# pros and cons to fedora



## jingesu9 (Dec 28, 2006)

I know questions like whats the best linux distribution is taboo on these forums, but I would just like to ask what are the pros and cons to fedora core 6 and if you would, give some comparisons to other distributions. Gennerally, I'm a pretty experienced windows user who mostly use computer for programming, gaming, word documents and other general use of computer.


----------



## K-B (Oct 24, 2005)

Pros:
Well known, many users & a good forum, easy to get help.
Relatively user-friendly. 

Cons:
It supposedly is a testing ground for Red Hat's other projects
Does not come fully configured

I'm sure there are many more pros and cons.
By not fully configured, I mean that it's unlike PCLinuxOS or Linux Mint that comes with multimedia codecs for listening to MP3s, Flash support in Firefox, Java applet support in Firefox, etc. 
If you're looking for a very easy-to-use, not much configuration necessary, desktop Linux, I'd suggest you go with PCLinuxOS or Linux Mint.
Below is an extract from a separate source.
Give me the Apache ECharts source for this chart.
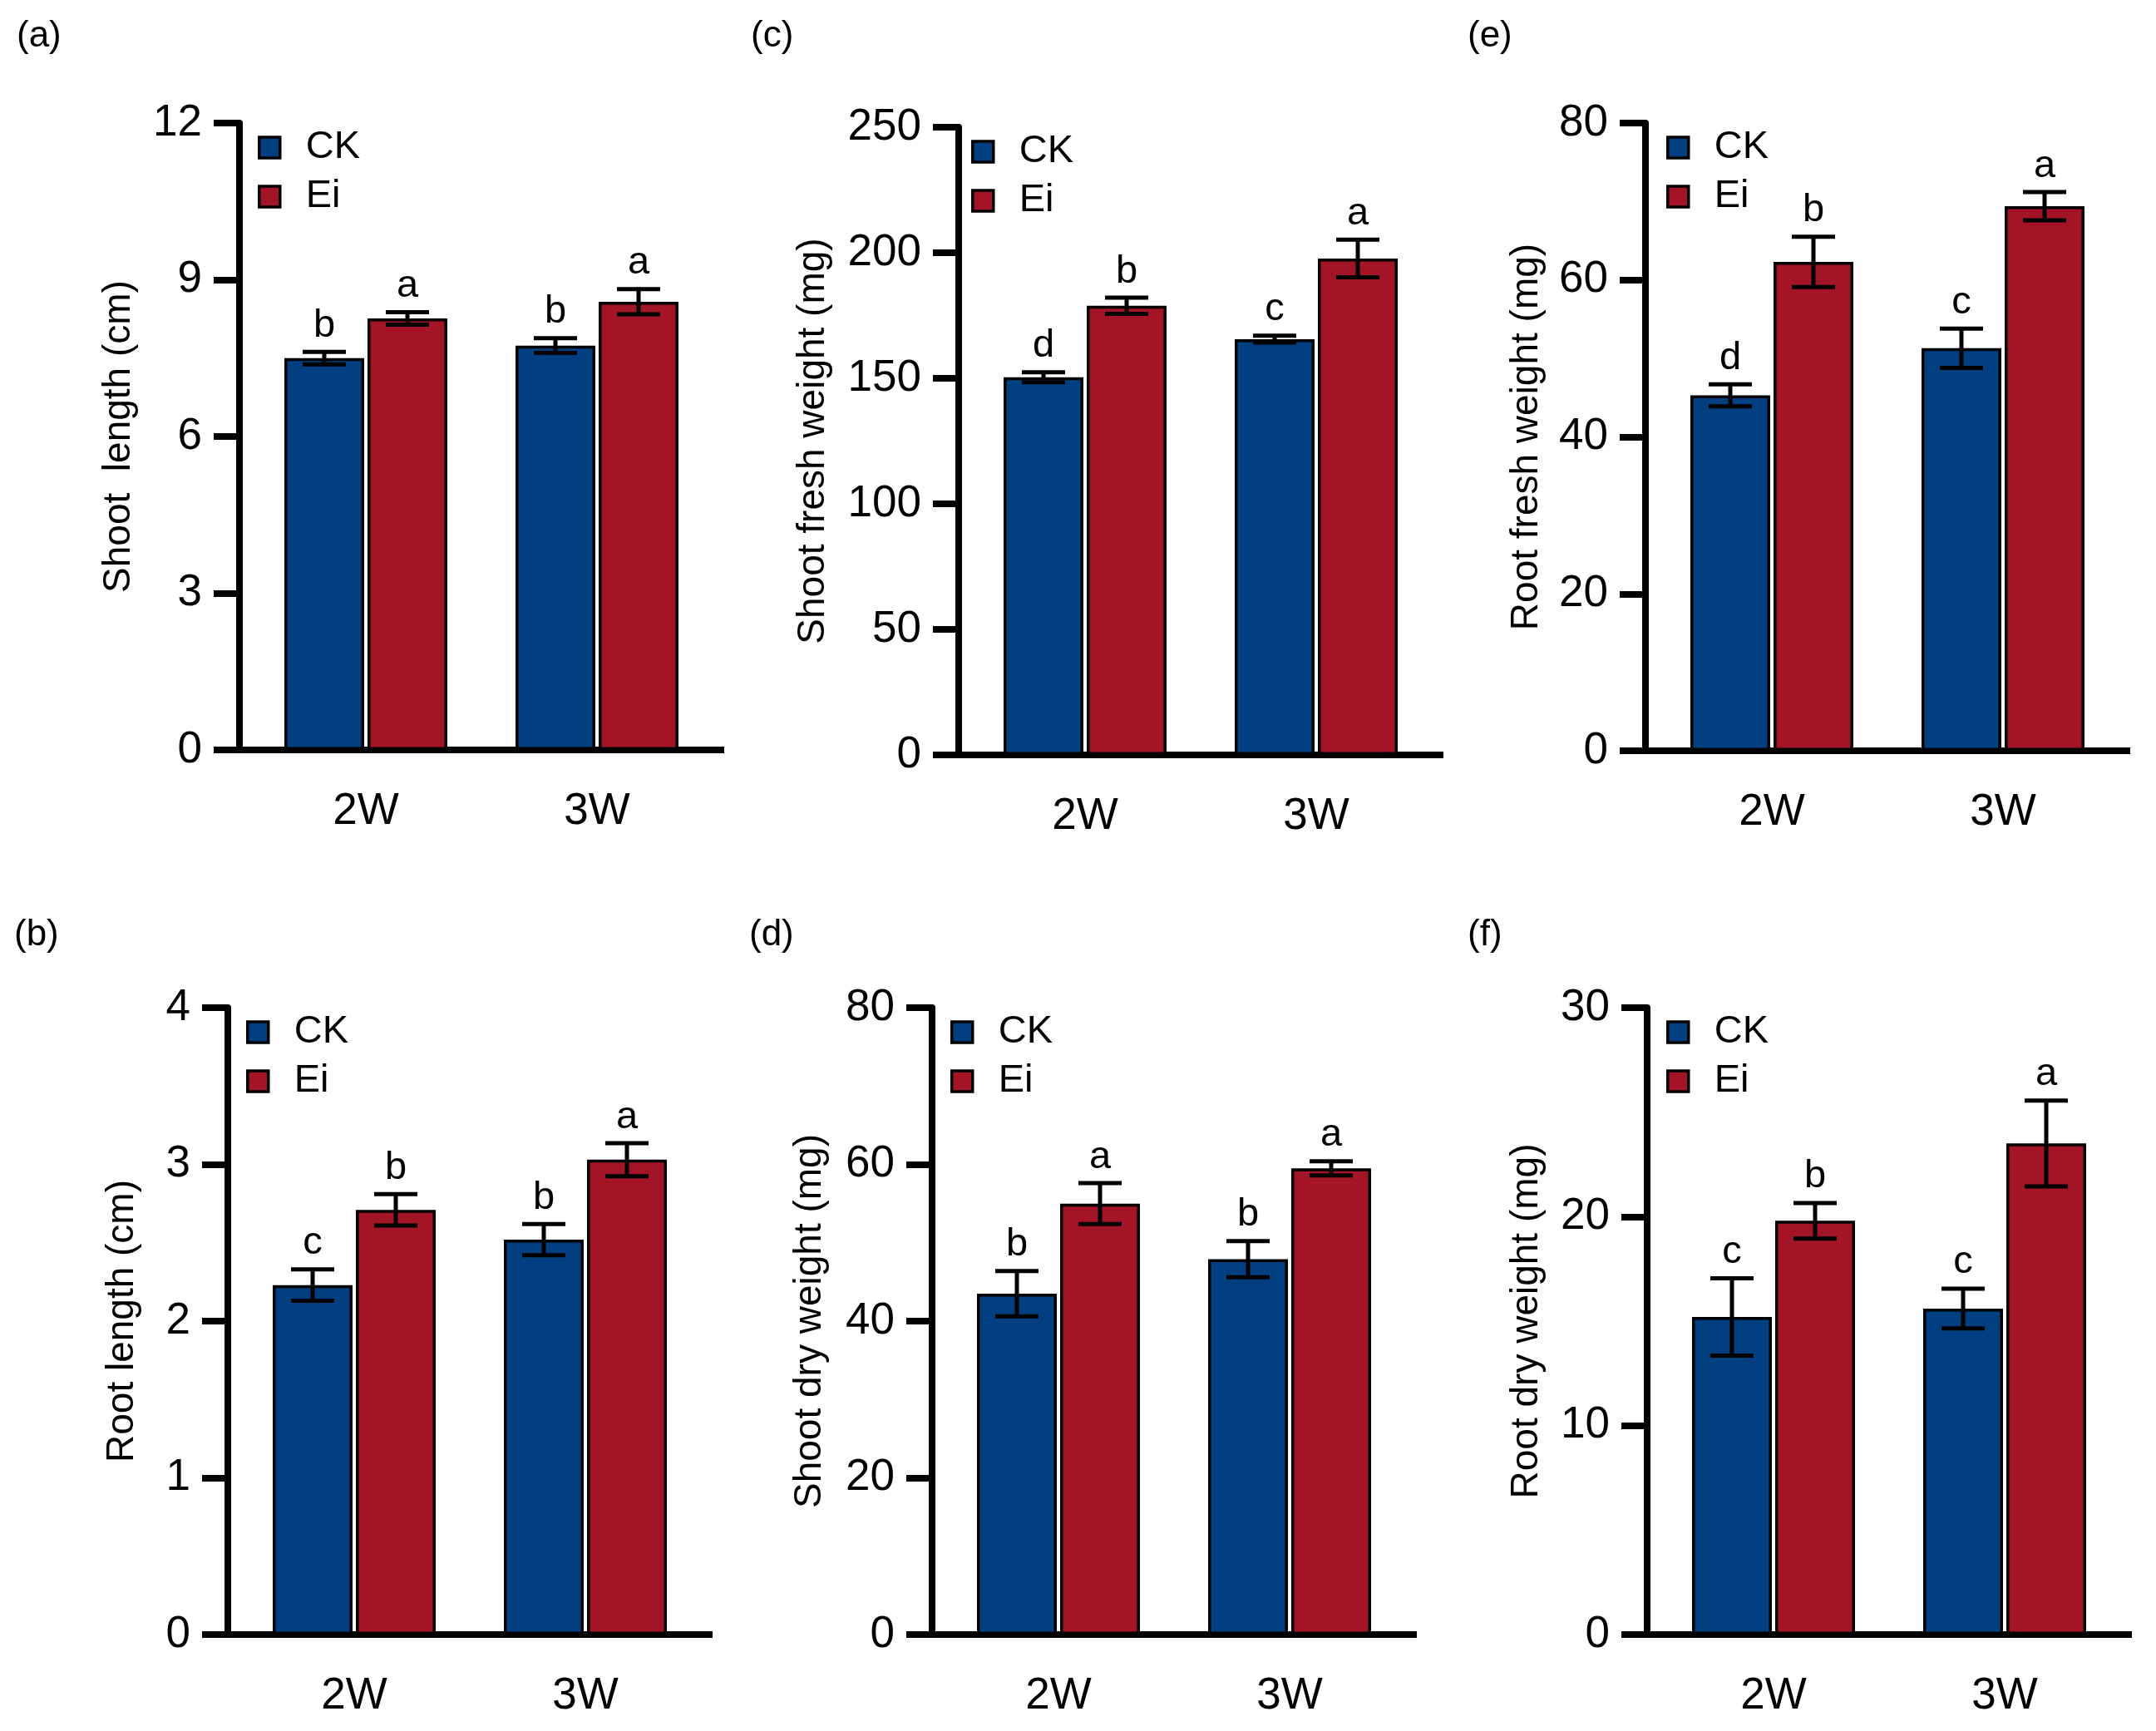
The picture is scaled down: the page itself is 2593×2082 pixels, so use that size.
<!DOCTYPE html>
<html>
<head>
<meta charset="utf-8">
<script src="https://cdn.jsdelivr.net/npm/echarts@6/dist/echarts.min.js"></script>
<style>
html,body{margin:0;padding:0;background:#fff}
#main{width:2593px;height:2082px}
</style>
</head>
<body>
<div id="main"></div>
<script>
// categories and groups
var categories = ['2W', '3W'];
var groups = ['CK', 'Ei'];

// (a) shoot length (cm)
var shootLenCK = [7.50, 7.74], shootLenCKErr = [0.12, 0.14], shootLenCKSig = ['b', 'b'];
var shootLenEi = [8.26, 8.58], shootLenEiErr = [0.12, 0.24], shootLenEiSig = ['a', 'a'];
// (b) root length (cm)
var rootLenCK = [2.23, 2.52], rootLenCKErr = [0.10, 0.10], rootLenCKSig = ['c', 'b'];
var rootLenEi = [2.71, 3.03], rootLenEiErr = [0.10, 0.105], rootLenEiSig = ['b', 'a'];
// (c) shoot fresh weight (mg)
var shootFwCK = [150.4, 165.6], shootFwCKErr = [2.0, 1.4], shootFwCKSig = ['d', 'c'];
var shootFwEi = [178.9, 197.7], shootFwEiErr = [3.2, 7.5], shootFwEiSig = ['b', 'a'];
// (d) shoot dry weight (mg)
var shootDwCK = [43.5, 47.9], shootDwCKErr = [2.9, 2.3], shootDwCKSig = ['b', 'b'];
var shootDwEi = [55.0, 59.5], shootDwEiErr = [2.6, 0.9], shootDwEiSig = ['a', 'a'];
// (e) root fresh weight (mg)
var rootFwCK = [45.3, 51.3], rootFwCKErr = [1.4, 2.5], rootFwCKSig = ['d', 'c'];
var rootFwEi = [62.3, 69.4], rootFwEiErr = [3.2, 1.8], rootFwEiSig = ['b', 'a'];
// (f) root dry weight (mg)
var rootDwCK = [15.2, 15.6], rootDwCKErr = [1.85, 0.95], rootDwCKSig = ['c', 'c'];
var rootDwEi = [19.8, 23.5], rootDwEiErr = [0.85, 2.05], rootDwEiSig = ['b', 'a'];

// y axis ranges
var yMax = [12, 4, 250, 80, 80, 30];
var yStep = [3, 1, 50, 20, 20, 10];
var yNames = ['Shoot  length (cm)', 'Root length (cm)', 'Shoot fresh weight (mg)',
              'Shoot dry weight (mg)', 'Root fresh weight (mg)', 'Root dry weight (mg)'];
var tags = ['(a)', '(b)', '(c)', '(d)', '(e)', '(f)'];

var panels = [
  [shootLenCK, shootLenCKErr, shootLenCKSig, shootLenEi, shootLenEiErr, shootLenEiSig],
  [rootLenCK, rootLenCKErr, rootLenCKSig, rootLenEi, rootLenEiErr, rootLenEiSig],
  [shootFwCK, shootFwCKErr, shootFwCKSig, shootFwEi, shootFwEiErr, shootFwEiSig],
  [shootDwCK, shootDwCKErr, shootDwCKSig, shootDwEi, shootDwEiErr, shootDwEiSig],
  [rootFwCK, rootFwCKErr, rootFwCKSig, rootFwEi, rootFwEiErr, rootFwEiSig],
  [rootDwCK, rootDwCKErr, rootDwCKSig, rootDwEi, rootDwEiErr, rootDwEiSig]
];

// layout (pixels)
var pos = [
  {tx: 20, ty: 22, left: 301, top: 148, h: 754, gap: 122, leg: 310},
  {tx: 17, ty: 1103, left: 287, top: 1212, h: 754, gap: 104, leg: 296},
  {tx: 903, ty: 22, left: 1166, top: 153, h: 755, gap: 152, leg: 1168},
  {tx: 901, ty: 1103, left: 1134, top: 1212, h: 754, gap: 124, leg: 1143},
  {tx: 1765, ty: 22, left: 1992, top: 148, h: 755, gap: 120, leg: 2004},
  {tx: 1765, ty: 1103, left: 1994, top: 1212, h: 754, gap: 122, leg: 2004}
];

var FONT = '"Liberation Sans", Arial, Helvetica, sans-serif';
var CK_COLOR = '#023f80', EI_COLOR = '#a31427';
var BAR_W = 96, BAR_GAP = 4, CAP = 26, ERR_W = 5, AX_W = 8;

function makeErr(sig) {
  return function (params, api) {
    var ci = api.value(0), m = api.value(1), e = api.value(2), g = api.value(3);
    var c = api.coord([ci, m]);
    var x = c[0] + (g === 0 ? -1 : 1) * (BAR_W + BAR_GAP) / 2;
    var hi = api.coord([ci, m + e])[1];
    var lo = api.coord([ci, m - e])[1];
    var st = {stroke: '#000', lineWidth: ERR_W};
    return {type: 'group', children: [
      {type: 'line', shape: {x1: x, y1: hi, x2: x, y2: lo}, style: st},
      {type: 'line', shape: {x1: x - CAP, y1: hi, x2: x + CAP, y2: hi}, style: st},
      {type: 'line', shape: {x1: x - CAP, y1: lo, x2: x + CAP, y2: lo}, style: st},
      {type: 'text', x: x, y: hi - 8, style: {text: sig[params.dataIndex], fontSize: 47,
        fontFamily: FONT, fill: '#000', align: 'center', verticalAlign: 'bottom'}}
    ]};
  };
}

var option = {animation: false, backgroundColor: '#fff',
  title: [], grid: [], xAxis: [], yAxis: [], legend: [], series: []};

panels.forEach(function (p, i) {
  var L = pos[i];
  option.title.push({text: tags[i], left: L.tx, top: L.ty, padding: 0,
    textStyle: {fontSize: 44, fontWeight: 'normal', color: '#000', fontFamily: FONT}});
  option.grid.push({left: L.left, top: L.top, width: 556, height: L.h,
    containLabel: false, outerBoundsMode: 'none'});
  option.xAxis.push({gridIndex: i, type: 'category', data: categories,
    axisLine: {lineStyle: {color: '#000', width: AX_W}, symbol: ['rect', 'rect'],
      symbolSize: [AX_W, 28], symbolOffset: [0, 0]},
    axisTick: {alignWithLabel: true, interval: 0, length: 33, lineStyle: {color: '#000', width: AX_W}},
    axisLabel: {interval: 0, fontSize: 53, margin: 48, color: '#000', fontFamily: FONT},
    splitLine: {show: false}});
  option.yAxis.push({gridIndex: i, type: 'value', min: 0, max: yMax[i], interval: yStep[i],
    offset: 13, name: yNames[i], nameLocation: 'middle', nameGap: L.gap, nameMoveOverlap: false,
    nameTextStyle: {fontSize: 46, color: '#000', fontFamily: FONT},
    axisLine: {show: true, lineStyle: {color: '#000', width: AX_W}},
    axisTick: {show: true, length: 31, lineStyle: {color: '#000', width: AX_W}},
    axisLabel: {fontSize: 53, margin: 45, color: '#000', fontFamily: FONT},
    splitLine: {show: false}});
  option.legend.push({data: groups, orient: 'vertical', left: L.leg, top: L.top + 6,
    padding: 0, itemWidth: 25, itemHeight: 25, itemGap: 12, icon: 'rect', selectedMode: false,
    itemStyle: {borderColor: '#000', borderWidth: 3.5},
    textStyle: {fontSize: 47, lineHeight: 46, color: '#000', fontFamily: FONT, padding: [0, 0, 0, 26]}});
  option.series.push({type: 'bar', name: groups[0], xAxisIndex: i, yAxisIndex: i, data: p[0],
    barWidth: BAR_W, barGap: (BAR_GAP / BAR_W * 100) + '%', z: 2,
    itemStyle: {color: CK_COLOR, borderColor: '#000', borderWidth: 3.5}});
  option.series.push({type: 'bar', name: groups[1], xAxisIndex: i, yAxisIndex: i, data: p[3],
    barWidth: BAR_W, barGap: (BAR_GAP / BAR_W * 100) + '%', z: 2,
    itemStyle: {color: EI_COLOR, borderColor: '#000', borderWidth: 3.5}});
  var errData = [], sig = [];
  [0, 1].forEach(function (g) {
    var vals = p[g * 3], errs = p[g * 3 + 1], lets = p[g * 3 + 2];
    vals.forEach(function (v, k) { errData.push([k, v, errs[k], g]); sig.push(lets[k]); });
  });
  option.series.push({type: 'custom', xAxisIndex: i, yAxisIndex: i, data: errData, z: 5,
    silent: true, encode: {x: 0, y: 1}, renderItem: makeErr(sig)});
});

var chart = echarts.init(document.getElementById('main'), null, {renderer: 'canvas'});
chart.setOption(option);
</script>
</body>
</html>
While there is a lot of hype surrounding Ubuntu & family, they do not come as pre-configured as do the above mentioned. 
It also depends on what your computer specifications are. You should have at least 256mb RAM and 5-10 GB of hard drive space, minimum.


----------



## jingesu9 (Dec 28, 2006)

so when comparing fedora 6 to ubuntu, which one would be "better"? I already got fedora installed, but I am just wondering since I've got a problem with it already.


----------



## TheMatt (May 9, 2006)

Ubuntu is good, but if you have a notebook you are running it on, there is a good chance that you will have to install ndiswrapper to get the wireless working. Personally I find Kubuntu better just because I am a KDE fan more so than GNOME, but that is more of a personal preference. From experience, Ubuntu is very stable, and aside from installing wireless/video drivers and a couple of codecs, it is all set up right when you install it. It is also easy to install and partition, etc.


----------